Friday, January 13, 2012

FRIDAY FOLLIES: Books on the move, Fallon's Bowie moment, and the return of Aslan

Yes, it's FRIDAY FOLLIES!  I know, it's been a while, and I keep getting requests to bring it back so here it is.   (Two requests so far, one of them a relative, but still. . .)   I have no explanation for why I've neglected it for so long.  I could say I just wasn't feeling it but that's so unprofessional.   My only regret is that I let so many good FF candidates slip by over the weeks.  But remember, it doesn't have to be Friday for things to get really oddball.  Check out my blog on the lesser-known candidate's debate in New Hampshire last week.  It's Here. That one's good for at least three or four FFs.

But today is Friday the 13th and I just felt I had to participate.  From Wikipedia: "The fear of Friday the 13th is called friggatriskaidekaphobia (Frigga being the name of the Norse goddess for whom "Friday" is named and triskaidekaphobia meaning fear of the number thirteen)."  It's that kind of day but it's really not as bad as you think.  On MSNBC this morning someone from CNBC actually looked up how many times the stock market closed higher on all of the Friday the 13ths since the stock market opened its doors and it turns out that it closed higher 56.7% of the time! (What a relief, huh?)

Closer to home, it's just eerie that yesterday (the day before Friday the 13th) I discovered that the building I was in had no 13th floor.  It was unnerving, to say the least.  I don't enter tall buildings very often anymore so I was shocked that I was that surprised, if even for a moment.  Of course!  I should have remembered that every self-respecting building in the world pretends the floor above the 12th is the 14th floor, cunningly avoiding the prospect of zombies lurking in the hallway preparing to murder any person foolish enough to agree to take a room on that frigging floor.



On things politic, this little video from Our Peeps is pretty clever (The acting stinks, but I imagine they'll be working on that.):



Well, it's cute all right, but I'm not sure it's the best way to get the message out.  As hard as this is to hear, we might want to take lessons from the. . .the. . .the Chinese.  Yesterday, when an anxious Beijing crowd heard that their local Apple store wasn't going to be selling the new iPhone 4S as promised, they attacked the store with raw eggs, causing a riot and a dispatch from Reuters, and now you're reading it here.  That's how "viral" works.

Read the rest of the story here

Or you could dress up like David Bowie, I suppose, and do a pretty good imitation while skewering a certain football star who must really be feeling like a certain martyr by now:

(I had a video clip here but it has expired. Sorry.

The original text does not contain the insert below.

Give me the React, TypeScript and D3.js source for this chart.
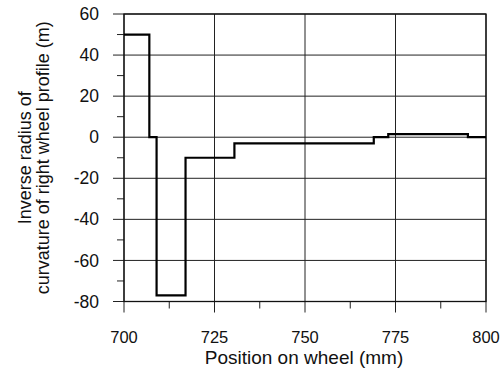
import React, { useEffect, useRef } from 'react'
import * as d3 from 'd3'

// step profile: value holds from position[i] until position[i+1]
const positions = [700, 707, 709, 717, 730.5, 769, 773, 795, 800]
const curvature = [50, 0, -77, -10, -3, 0, 1.5, 0, 0]

const xMajorTicks = [700, 725, 750, 775, 800]
const xMinorTicks = [712.5, 737.5, 762.5, 787.5]
const yMajorTicks = [60, 40, 20, 0, -20, -40, -60, -80]
const yMinorTicks = [50, 30, 10, -10, -30, -50, -70]

const W = 501
const H = 369

const App = () => {
  const svgRef = useRef<SVGSVGElement>(null)

  useEffect(() => {
    if (!svgRef.current) return
    const svg = d3.select(svgRef.current)
    svg.selectAll('*').remove()

    const left = 124, right = 486, top = 14, bottom = 301.5
    const x = d3.scaleLinear().domain([700, 800]).range([left, right])
    const y = d3.scaleLinear().domain([-80, 60]).range([bottom, top])

    const font = 'Liberation Sans, Arial, sans-serif'
    const gridColor = '#222'

    // horizontal grid + outward major ticks
    yMajorTicks.forEach(v => {
      svg.append('line')
        .attr('x1', left - 11).attr('x2', right)
        .attr('y1', y(v)).attr('y2', y(v))
        .style('stroke', gridColor).style('stroke-width', 1)
    })
    yMinorTicks.forEach(v => {
      svg.append('line')
        .attr('x1', left - 7).attr('x2', left)
        .attr('y1', y(v)).attr('y2', y(v))
        .style('stroke', gridColor).style('stroke-width', 1)
    })

    // vertical grid + outward major ticks
    xMajorTicks.forEach(v => {
      svg.append('line')
        .attr('x1', x(v)).attr('x2', x(v))
        .attr('y1', top).attr('y2', bottom + 11)
        .style('stroke', gridColor).style('stroke-width', 1)
    })
    xMinorTicks.forEach(v => {
      svg.append('line')
        .attr('x1', x(v)).attr('x2', x(v))
        .attr('y1', bottom).attr('y2', bottom + 7)
        .style('stroke', gridColor).style('stroke-width', 1)
    })

    // frame
    svg.append('rect')
      .attr('x', left).attr('y', top)
      .attr('width', right - left).attr('height', bottom - top)
      .style('fill', 'none').style('stroke', '#111').style('stroke-width', 1.3)

    // tick labels
    yMajorTicks.forEach(v => {
      svg.append('text')
        .attr('x', left - 25).attr('y', y(v))
        .attr('dy', '0.35em')
        .attr('text-anchor', 'end')
        .style('font-family', font).style('font-size', '17.5px').style('fill', '#111')
        .text(v)
    })
    xMajorTicks.forEach(v => {
      svg.append('text')
        .attr('x', x(v)).attr('y', 342.5)
        .attr('text-anchor', 'middle')
        .style('font-family', font).style('font-size', '16.5px').style('fill', '#111')
        .text(v)
    })

    // axis titles
    svg.append('text')
      .attr('x', (left + right) / 2 - 1).attr('y', 364)
      .attr('text-anchor', 'middle')
      .style('font-family', font).style('font-size', '19px').style('fill', '#111')
      .text('Position on wheel (mm)')

    const yTitle = svg.append('g').attr('transform', `translate(0,${(top + bottom) / 2}) rotate(-90)`)
    yTitle.append('text')
      .attr('x', 0).attr('y', 31)
      .attr('text-anchor', 'middle')
      .style('font-family', font).style('font-size', '18px').style('fill', '#111')
      .text('Inverse radius of')
    yTitle.append('text')
      .attr('x', 0).attr('y', 49)
      .attr('text-anchor', 'middle')
      .style('font-family', font).style('font-size', '18px').style('fill', '#111')
      .text('curvature of right wheel profile (m)')

    // step profile
    const line = d3.line<number>()
      .x((_, i) => x(positions[i]))
      .y(d => y(d))
      .curve(d3.curveStepAfter)

    svg.append('path')
      .attr('d', line(curvature))
      .style('fill', 'none')
      .style('stroke', '#000')
      .style('stroke-width', 2.2)
  }, [])

  return (
    <svg
      ref={svgRef}
      width={W}
      height={H}
      style={{ position: 'absolute', left: 0, top: 0, background: '#fff' }}
    />
  )
}

export default App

Click on link above.)

Those moments sublime:  There is a bookstore in Toronto called "Type".  It's one of those great independent bookstores that make you long for the old days when bookstores were cozy and the owners really liked having you there and if you didn't buy anything, that was okay, but if you did you had a good feeling knowing you were helping those lovely people keep the doors open.


 When I first saw the video gone viral called "The Joy of Books", a magical Fantasia-like happening in their store, I worried about the owners.  As great as that store looks, I wondered how it was that they had so much time on their hands they could do what they did here.  (Because time on your hands is what it would take to pull off this amazing video.)  But it turns out it was a project by local art director Sean Ohlenkamp, who had done this same thing on a much smaller scale with his own bookshelves at home.  Here's the backstory, if you want to know how it was done.  And here is Type's brilliant webpage, where you can watch it again in more comfortable surroundings.

(Confession:  I got a Kindle for Christmas and I love it for what it is.  What it isn't is a real live book.  I'm not at home so I can't tell my books how much I love them, but if they should happen to get wind of the new addition (not anything like an edition), I want to assure them they will always come first in my heart.)

Those moments sublime #2:




Watch the video as a little girl stares down a lion at New Zealand's Wellington Zoo.  In the comments there were those of course who were outraged that a parent would keep on filming when their child is obviously being threatened by a giant lion, but others saw it differently (I'm with BB):

Dee in New Zealand wrote:  "What an annoying life, kids knocking on your windows and people staring into your lounge."

But BB in Hampshire totally got it:  "Doesn't she know the story? its Aslan needing help in Narnia again."